All that changed the day I heard William McDonough speak at Dartmouth College
(USA) about 15 years ago.
“Design is the first
signal of human intention. As designers, we promote a positive vision of the
future, based upon the belief that many of the environmental problems we face
are, at root, design challenges.” – William McDonough
Not only was McDonough one of the best speakers I’ve ever
had the pleasure to hear, but, in my opinion he is also one of the best
thinkers alive today. (And he wears a bowtie!)
If you are familiar with TED
Talks, you can look up McDonough’s TED Talk on the internet and get an idea of
what I mean.
Already a McDonough groupie, I was thrilled with the
publication of his book, with German chemist Michael Braungart, in 2002, Cradle
to Cradle: Remaking the Way We Make Things.

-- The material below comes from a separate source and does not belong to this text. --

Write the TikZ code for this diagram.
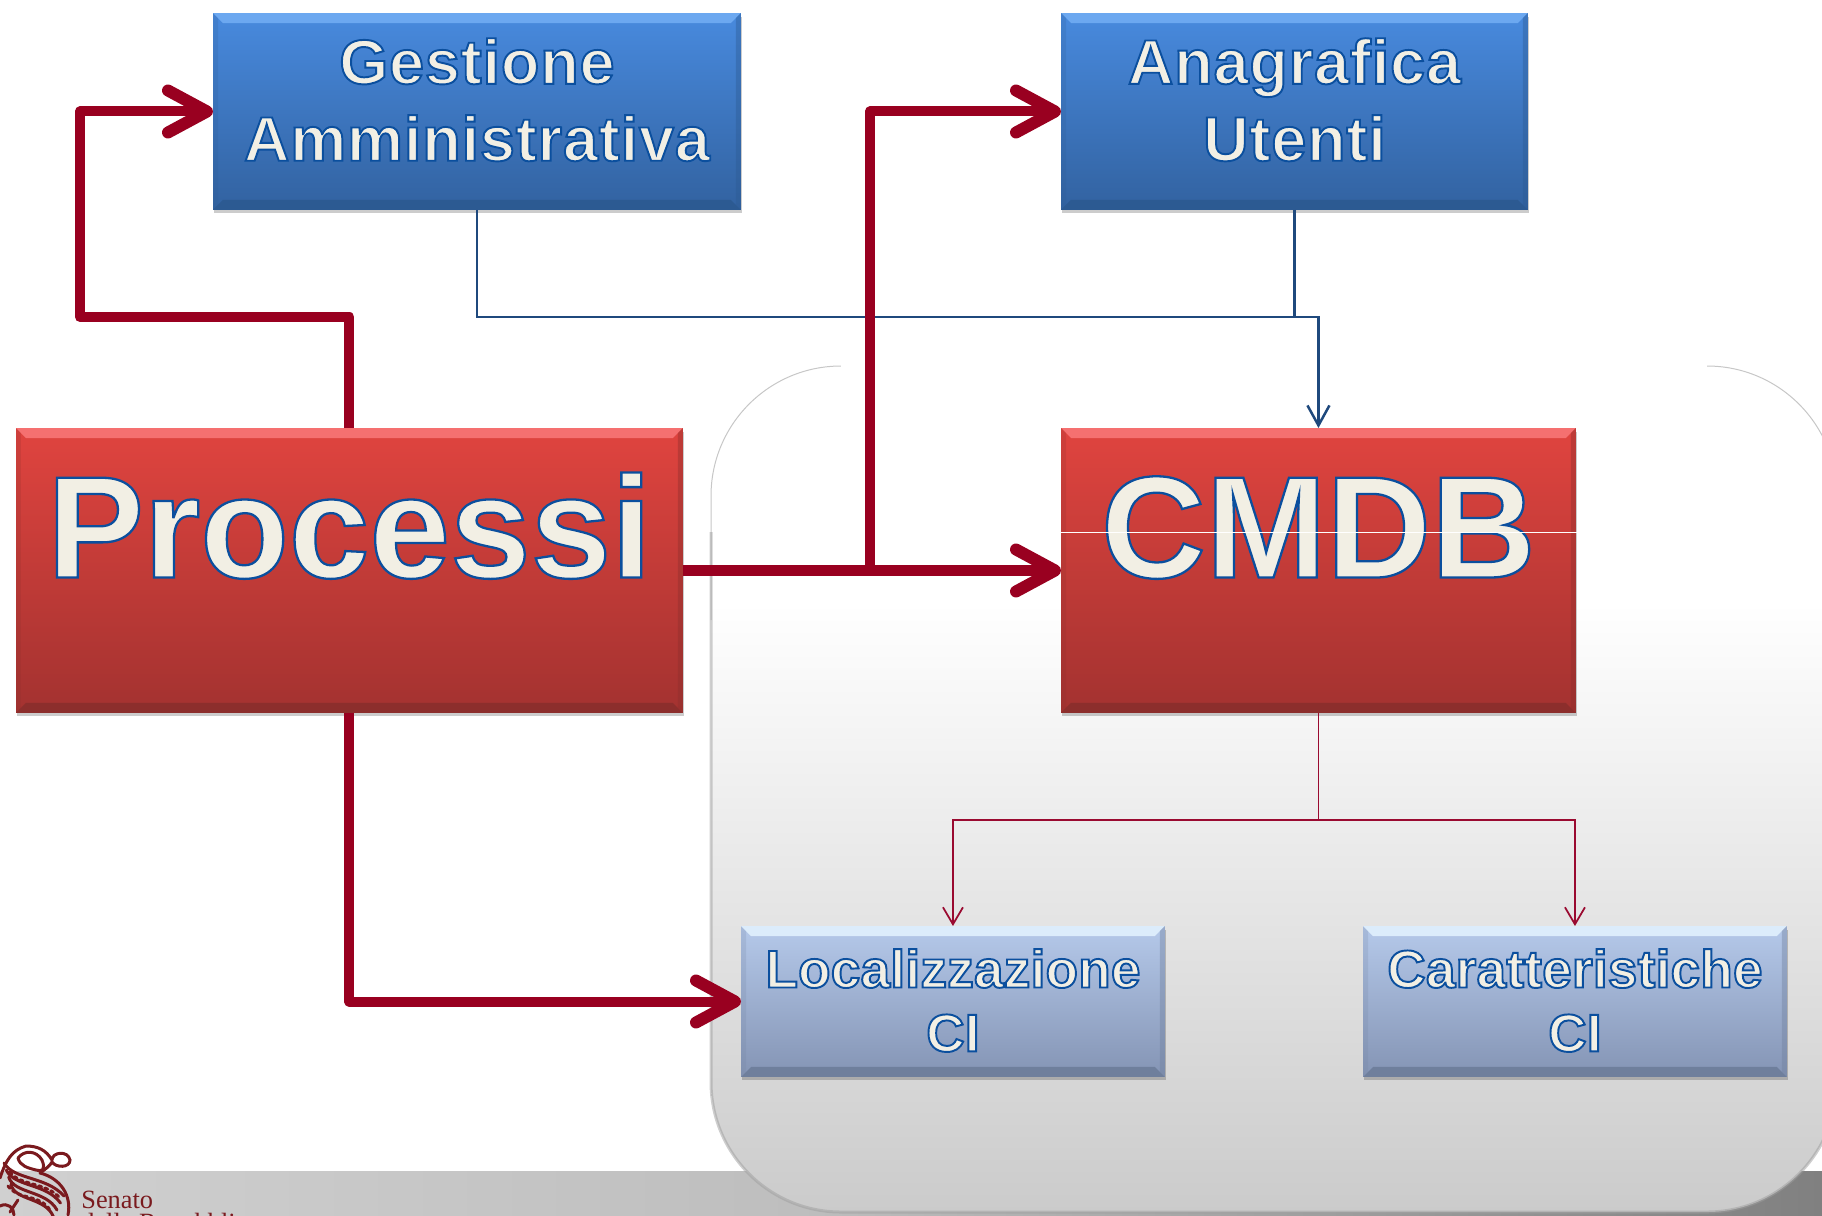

Cradle to Cradle emphasizes
McDonough’s mantra “waste equals food,” but also makes an important distinction
that serves as a quantum leap for the sustainability movement: the difference
between eco-efficient and eco-effective.
Eco-efficiency, for McDonough, means doing things that are
still damaging the planet’s life support system and consuming non-renewable
resources, but doing so more slowly than before. He puts it rather bluntly:
“Being less bad is
not being good.”
One of the reasons I admire McDonough is that he is pushing
the envelope on design thinking but basing it all on the best available science
and modeling his designs on how natural ecosystems function. When looking for
models of eco-effectiveness we need only turn to a forest, a wetland or a coral
reef. Time Magazine described his way of thinking this way:
“His utopianism is
grounded in a unified philosophy that – in demonstrable and practical ways – is
changing the design of the world.”
If you have been following the Eco-Thrifty Renovation column
alongside this one each Saturday, you know I am a huge fan of ‘practical’ and
‘demonstrable’. In other words, I favor what works over what might
theoretically work. The proof, as they say, is in the pudding, although I have
absolutely no idea where the phrase came from. However, I do likes me some good
pudding!
As an environmental science teacher, I used to pose the
question to my students: Who has a better track record for making sustainable
systems: humanity or nature? Oddly enough, I always got the same answer.
But eco-design thinking is not limited to the fields of
architecture or manufacturing. Forty years ago, a pair of Australians, Bill
Mollison and David Holmgren, developed an eco-design system called permaculture
to address sustainable food production. Since then, permaculture design has
been expanded to cover economics, finance, transportation, energy, technology,
and even health and spiritual wellbeing. Personally, I’ve just completed a
four-year doctoral study applying permaculture design and practice to junior
secondary science as a way to engage students in authentic, relevant science
learning experiences. Eco-design thinking permeates the 400-page thesis from
the theoretical framework through the methodology and curriculum design and even
the data analysis, interpretation, results and conclusions.
Although it is likely that only four people on Earth will
ever read the thesis – my two
supervisors and two examiners – the real value of writing is the thinking that
goes into it. Over the last four years I have been amazed at the extent to
which eco-design thinking can be pushed in education and in research. I realize
that many readers may have little interest in either, but I use this example to
show the breadth and depth of the potential application of eco-design thinking.
Think about your life or your job. Are there ways that
design – “the first signal of human intention” – can be applied? What are your
intentions anyway? Are you fulfilling them? How can thoughtful design help you
do so? The possibilities are as endless as the interrelationships of a thriving
native bush ecosystem…possums not included.